Second, it makes bias hard to detect and fix. A hiring model trained on historical data might encode the preferences of whoever made past hiring decisions, including any systematic discrimination, without containing a single explicit rule about race or gender. The bias is distributed invisibly across millions of weights.

Interpretability research is an active field trying to solve this. Techniques like SHAP values, attention visualization, and probing classifiers try to reveal what information a network uses when making a decision. But even the most sophisticated interpretability tools give incomplete answers. We can see which input features seem to matter most, but we can’t read the “reasoning” the network used the way we might trace a decision through a traditional rule-based system. This is perhaps the defining unsolved problem of modern AI.

Why it matters

Neural networks have become the dominant approach for a wide range of tasks that previously seemed beyond the reach of computers: medical image diagnosis, real-time language translation, voice recognition, protein structure prediction, and generating text and images.

The surprising thing isn’t just that they work. It’s that the same basic architecture (neurons, layers, backpropagation) scales: larger networks trained on more data consistently perform better. This scaling law — formalized in 2020 by Jared Kaplan and colleagues at OpenAI — is what drove the investment in large language models and the current wave of AI capability. It turned out that just making the networks bigger and feeding them more text was enough to produce systems that can reason, write, and code.

Common misconceptions

Neural networks work like the human brain. This is misleading. Artificial neurons are loosely inspired by biological neurons, but the analogy stops there.
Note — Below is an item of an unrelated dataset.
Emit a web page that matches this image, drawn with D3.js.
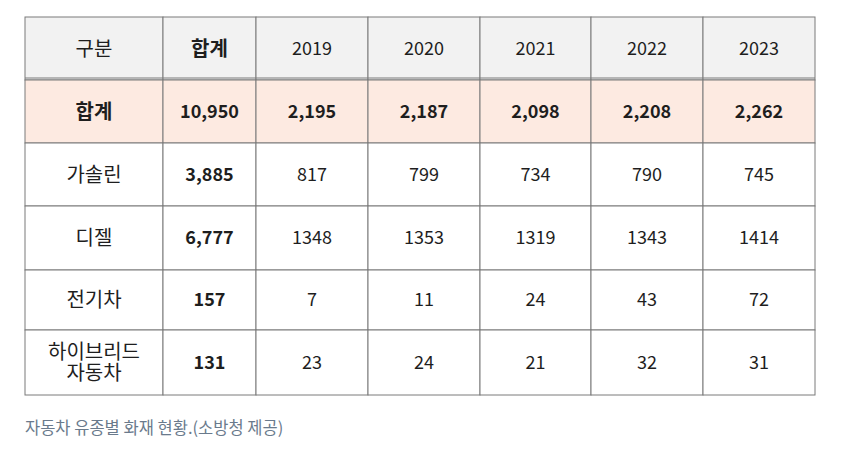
<!DOCTYPE html>
<html>
<head>
<meta charset="utf-8">
<script src="https://cdn.jsdelivr.net/npm/d3@7"></script>
<style>
  body { margin: 0; background: #fff; }
  text { font-family: "Noto Sans CJK KR", "Noto Sans", sans-serif; }
</style>
</head>
<body>
<div id="chart"></div>
<script>
// 표 데이터
const headers = ["구분", "합계", "2019", "2020", "2021", "2022", "2023"];
const categories = ["합계", "가솔린", "디젤", "전기차", "하이브리드\n자동차"];
const totals = ["10,950", "3,885", "6,777", "157", "131"];
const values2019 = ["2,195", "817", "1348", "7", "23"];
const values2020 = ["2,187", "799", "1353", "11", "24"];
const values2021 = ["2,098", "734", "1319", "24", "21"];
const values2022 = ["2,208", "790", "1343", "43", "32"];
const values2023 = ["2,262", "745", "1414", "72", "31"];
const caption = "자동차 유종별 화재 현황.(소방청 제공)";

const W = 850, H = 452;
const tableLeft = 25, tableTop = 17;
const colWidths = [138, 93, 112, 112, 111, 112, 112];
const rowHeights = [63, 63, 63, 64, 60, 65];

// 열/행 위치 스케일
const colX = d3.scaleOrdinal()
  .domain(headers)
  .range(Array.from(d3.cumsum([tableLeft, ...colWidths])).slice(0, headers.length));
const colW = d3.scaleOrdinal().domain(headers).range(colWidths);
const rowKeys = ["header", ...categories];
const rowY = d3.scaleOrdinal()
  .domain(rowKeys)
  .range(Array.from(d3.cumsum([tableTop, ...rowHeights])).slice(0, rowKeys.length));
const rowH = d3.scaleOrdinal().domain(rowKeys).range(rowHeights);

const svg = d3.select("#chart").append("svg")
  .attr("width", W).attr("height", H);

// 셀 목록 만들기
const series = [totals, values2019, values2020, values2021, values2022, values2023];
const cells = [];
headers.forEach((h, j) => cells.push({ row: "header", col: h, text: h, bold: h === "합계" }));
categories.forEach((c, i) => {
  cells.push({ row: c, col: headers[0], text: c, bold: i === 0 });
  series.forEach((s, k) => {
    cells.push({ row: c, col: headers[k + 1], text: s[i], bold: i === 0 || k === 0 });
  });
});

const fillFor = d => d.row === "header" ? "#f2f2f2" : (d.row === "합계" ? "#fdeae1" : "#ffffff");
const isHangul = s => /[가-힣]/.test(s);

const g = svg.selectAll("g.cell")
  .data(cells)
  .enter()
  .append("g")
  .attr("class", "cell")
  .attr("transform", d => "translate(" + colX(d.col) + "," + rowY(d.row) + ")");

g.append("rect")
  .attr("width", d => colW(d.col))
  .attr("height", d => rowH(d.row))
  .attr("fill", fillFor)
  .attr("stroke", "#7a7a7a")
  .attr("stroke-width", 1);

g.each(function (d) {
  const lines = d.text.split("\n");
  const lh = 21;
  const cy = rowH(d.row) / 2 - (lines.length - 1) * lh / 2;
  const t = d3.select(this).append("text")
    .attr("text-anchor", "middle")
    .attr("font-size", isHangul(d.text) ? 20 : 18)
    .attr("font-weight", d.bold ? 700 : 400)
    .attr("fill", "#1e1e1e");
  lines.forEach((l, i) => {
    t.append("tspan")
      .attr("x", colW(d.col) / 2)
      .attr("y", cy + i * lh)
      .attr("dy", "0.35em")
      .text(l);
  });
});

// 헤더 아래 이중선
const tableRight = colX(headers[headers.length - 1]) + colW(headers[headers.length - 1]);
svg.append("line")
  .attr("x1", tableLeft).attr("x2", tableRight)
  .attr("y1", rowY(categories[0]) - 2).attr("y2", rowY(categories[0]) - 2)
  .attr("stroke", "#7a7a7a");

// 캡션
svg.append("text")
  .attr("x", 25)
  .attr("y", 428)
  .attr("dy", "0.35em")
  .attr("font-size", 16.5)
  .attr("fill", "#6a7a8c")
  .text(caption);
</script>
</body>
</html>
The brain involves chemical signals, timing, plasticity, and billions of cells interacting in ways we still don’t fully understand. Neural networks are mathematical functions, not brain models.

Neural networks understand what they’re processing. They don’t. A network that recognizes cats in images has no concept of “cat” as an animal, only statistical patterns in pixel values. When it fails, it fails in ways that reveal it never understood semantics, only correlations in training data.

More data always makes neural networks better. Up to a point. If the additional data is redundant or low quality, training can plateau or even degrade. Networks also need diverse data that represents the full range of situations they’ll encounter in practice.

Neural networks can be fully understood if we examine them closely enough. Despite intense research, neural networks remain largely opaque. A network with billions of weights encodes knowledge in ways that resist simple interpretation. We can observe behavior, but explaining exactly why a network makes a specific decision is often genuinely difficult.